Malta: All About Water

Malta’s very life, history, and culture are born around water. From its history formed by it’s strategic importance to the naval powers of Europe and the Middle East and the bustling trade of its ports to the importance its water has on modern tourism. There is hardly anyone in Malta who cannot swim.

This blog will kick around everything in Malta to do with water.

Sea life is very much part of the Maltese identity. However, while Malta is well endowed with H²O of the saline type, it has long suffered from a lack of fresh water. Maltese houses are therefore served by sea water passed through reverse osmosis treatment for showering and washing purposes and drinking water is primarily bottled water (although many families use their own personal reverse osmosis units under their sinks). In the past Malta’s drinking water was derived from ground water and many homes built before the 1970s have a well from where water was drawn.

There is a distinct contrast between summer and winter in Malta. While the country side in summer is quite barren and all but the hardiest sun loving vegetation die or flee into dormancy, the winter months are often surprisingly awash with greenery and vivacious colours of white, yellow, red, and purple wildflowers. This change is brought about by a huge difference in the amount of rainfall falling on the islands from winter and summer. Winters can see a relatively consistent amount of rain, especially during the months of December and January, but the summer is very different. I have lived in Malta for 20 years and have seen slightly less than an hour of rain in July in that time. While the summer months do see some rain, it is very little and the summer sun drinks up any remaining moisture from the shallow soil. It is only in some of the fertile valleys in the north of the islands where some greenery lingers into the early summer months.

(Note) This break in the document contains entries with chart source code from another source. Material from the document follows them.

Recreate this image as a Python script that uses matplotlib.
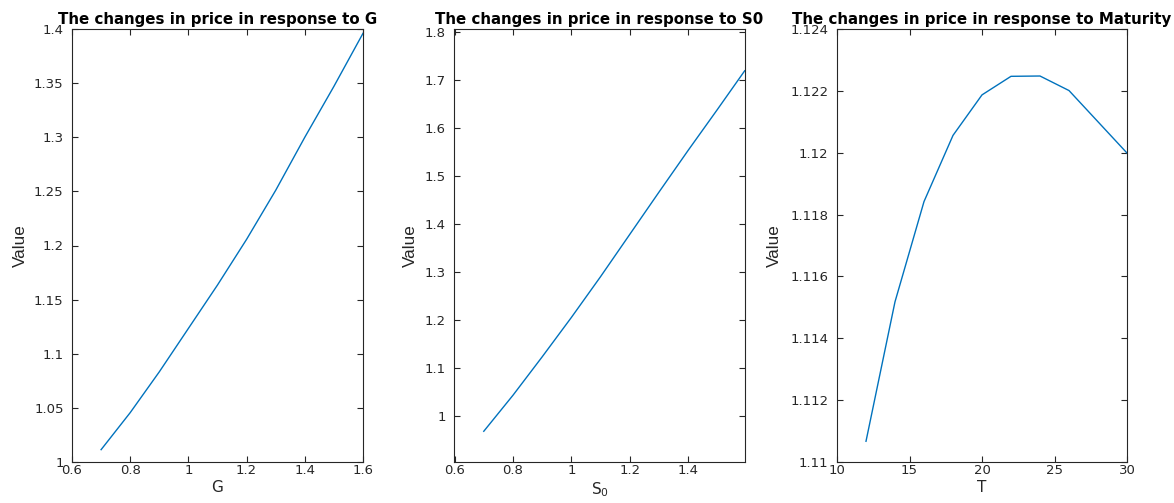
import matplotlib
matplotlib.use("Agg")
import matplotlib.pyplot as plt
from matplotlib.ticker import FuncFormatter

plt.rcParams['font.family'] = ['DejaVu Sans']
plt.rcParams['mathtext.default'] = 'regular'

# price vs G
g_vals = [0.7, 0.8, 0.9, 1.0, 1.1, 1.2, 1.3, 1.4, 1.5, 1.6]
g_price = [1.0114, 1.0456, 1.0833, 1.1234, 1.1635, 1.2057, 1.2510, 1.3000, 1.3470, 1.3960]

# price vs S0
s0_vals = [0.7, 0.8, 0.9, 1.0, 1.1, 1.2, 1.3, 1.4, 1.5, 1.594]
s0_price = [0.968, 1.043, 1.123, 1.205, 1.290, 1.378, 1.466, 1.553, 1.638, 1.719]

# price vs maturity
t_vals = [12, 14, 16, 18, 20, 22, 24, 26, 28, 30]
t_price = [1.11067, 1.11518, 1.11842, 1.12056, 1.12187, 1.12247, 1.12248, 1.12201, 1.12100, 1.11999]

blue = '#0072BD'
dark = '#262626'
fmt = FuncFormatter(lambda v, p: '%g' % round(v, 6))

fig = plt.figure(figsize=(11.74, 5.03), dpi=100)
W, H = 1174.0, 503.0
boxes = [(72, 363), (454, 745), (837, 1127)]
ylab_off = [44, 36, 55]   # px from axes left to right side of "Value"
top, bottom = 29, 462

panels = [
    (g_vals, g_price, 'G', 'The changes in price in response to G',
     (0.6, 1.6), (1.0, 1.4), [0.6, 0.8, 1.0, 1.2, 1.4, 1.6],
     [1.0, 1.05, 1.1, 1.15, 1.2, 1.25, 1.3, 1.35, 1.4]),
    (s0_vals, s0_price, 'S$_0$', 'The changes in price in response to S0',
     (0.598, 1.595), (0.904, 1.806), [0.6, 0.8, 1.0, 1.2, 1.4],
     [1.0, 1.1, 1.2, 1.3, 1.4, 1.5, 1.6, 1.7, 1.8]),
    (t_vals, t_price, 'T', 'The changes in price in response to Maturity',
     (10, 30), (1.11, 1.124), [10, 15, 20, 25, 30],
     [1.11, 1.112, 1.114, 1.116, 1.118, 1.12, 1.122, 1.124]),
]

for (l, r), off, (x, y, xl, title, xlim, ylim, xt, yt) in zip(boxes, ylab_off, panels):
    ax = fig.add_axes([l / W, 1 - bottom / H, (r - l) / W, (bottom - top) / H])
    ax.plot(x, y, color=blue, lw=1.0)
    ax.set_xlim(*xlim)
    ax.set_ylim(*ylim)
    ax.set_xticks(xt)
    ax.set_yticks(yt)
    ax.xaxis.set_major_formatter(fmt)
    ax.yaxis.set_major_formatter(fmt)
    ax.tick_params(direction='in', top=True, right=True, length=4.5, width=0.8,
                   labelsize=9.5, colors=dark)
    ax.tick_params(axis='x', pad=1.5)
    ax.tick_params(axis='y', pad=6)
    for s in ax.spines.values():
        s.set_color(dark)
        s.set_linewidth(0.8)
    ax.set_xlabel(xl, fontsize=11, color=dark, labelpad=2)
    ax.set_ylabel('Value', fontsize=12.3, color=dark,
                  family=['Liberation Sans Narrow', 'Liberation Sans'])
    ax.yaxis.set_label_coords(-off / (r - l), 0.5)
    ax.set_title(title, fontsize=10.8, fontweight='bold', pad=3.5)

fig.savefig('out.png', dpi=100)
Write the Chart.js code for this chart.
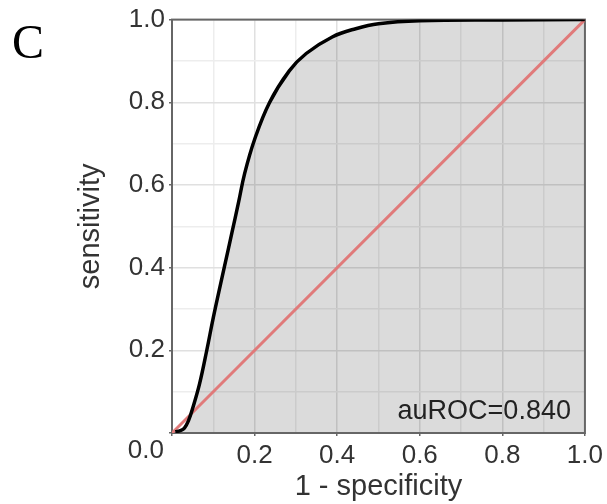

The distinctive terraced fields seen on the hills in the North of Malta and on Gozo are usually surrounded by ingeniously constructed rubble walls (ħajt tas-sejjieħ) which perhaps date back to ancient times. This kind of structure is a historic staple of Maltese culture, and, although the structure may look simple, it actually takes quite a singular and specific set of skills to construct a durable one. They are constructed without the use of any sort of mortar or cement but the stones are simply placed strategically and quite skilfully one on the other. These Maltese rubble walls were and continue to be built for a variety of functions. They not only mark the contour of fields and divide one particular field from another in order to divide crops, but also markedly diminish soil erosion due to wind and rainwater. This is because a rubble wall acts as a sieve, allowing rainwater to flow through while holding back the soil and preventing the crops from retaining excessive water.

Cleanliness of the Sea

Malta ranked as having the cleanest water for bathing sites within the European Union in 2005 according to a European bathing report issued by the European commission with 100% of bathing sites being regarded as excellent compared to 90% in Italy, 82% in Spain and 81% in Portugal. The island has maintained this high level of cleanliness to this day evidenced by the abundance of sea urchins (or ‘rizzi’ in Maltese) along the cost which are very sensitive to the levels of pollution. This makes Malta a diver or snorkelers paradise. The sea floor can be clearly seen even at depths exceeding 20 metres.

Coupled with the cleanliness of the water is the safety aspects. Having hailed from Queensland Australia, I know what dangerous waters are like. While the beaches there are quite stunning and beautiful to look at, you must be careful entering the water because there are just so many perils to contend with, from sharks to deadly jelly fish and extremely unpredictable currents. This is the true of many countries, but not so in Malta. A sensible bather, snorkeler or diver in Malta is quite safe.

The only shark fatality within the island’s waters occurred all the way back in 1973 – yes, that’s 45 years ago! While many Maltese will speak of shark sightings, presumably to protect choice spots, the glaring fact is that swimmers are just not attacked by sharks in Malta. The jelly fish too, which are increasing in number within the Mediterranean Sea, are rather innocuous and will do little more than give you a few whelps on your skin for a week or two.

Maltese waters during the summer months are usually like a pane of glass, so you won’t have to battle pounding waves to have a swim. It makes for a most relaxing experience. The sea also remains crystalline in appearance even along sandy beaches because the waves don’t churn up the sand under water.

There are few access points to the water from the South West to the South East with the exception of the amazing Ghar Lapsi and Wied-iz-Zurrieq. The former offers a naturally enclosed swimming pool style underwater adventureland, perhaps unparalleled in Malta for its snorkelling delights and the latter being a deep-water creek sheltering lovely Maltese multi coloured Luzzu (fishing boats), which are mostly now used to ferry eager tourists to the delights of the famous Blue Grotto. Further North are the three stunning bays of Gnejna, Ghajn Tuffieha, and Golden Bay. Each one offers something unique to the visitor. Gnejna it’s the ease of access, Ghajn Tuffieha it’s marvellous romanticism, and Golden Bay it’s holiday atmosphere with an abundance of water sports. Except in the breathlessly still summer months there is often a gentle swell within these bays and during the winter months there can be even some large waves. In contrast on the other side of the island, Mellieha Bay offers more sheltered bathing and rarely sees high swells.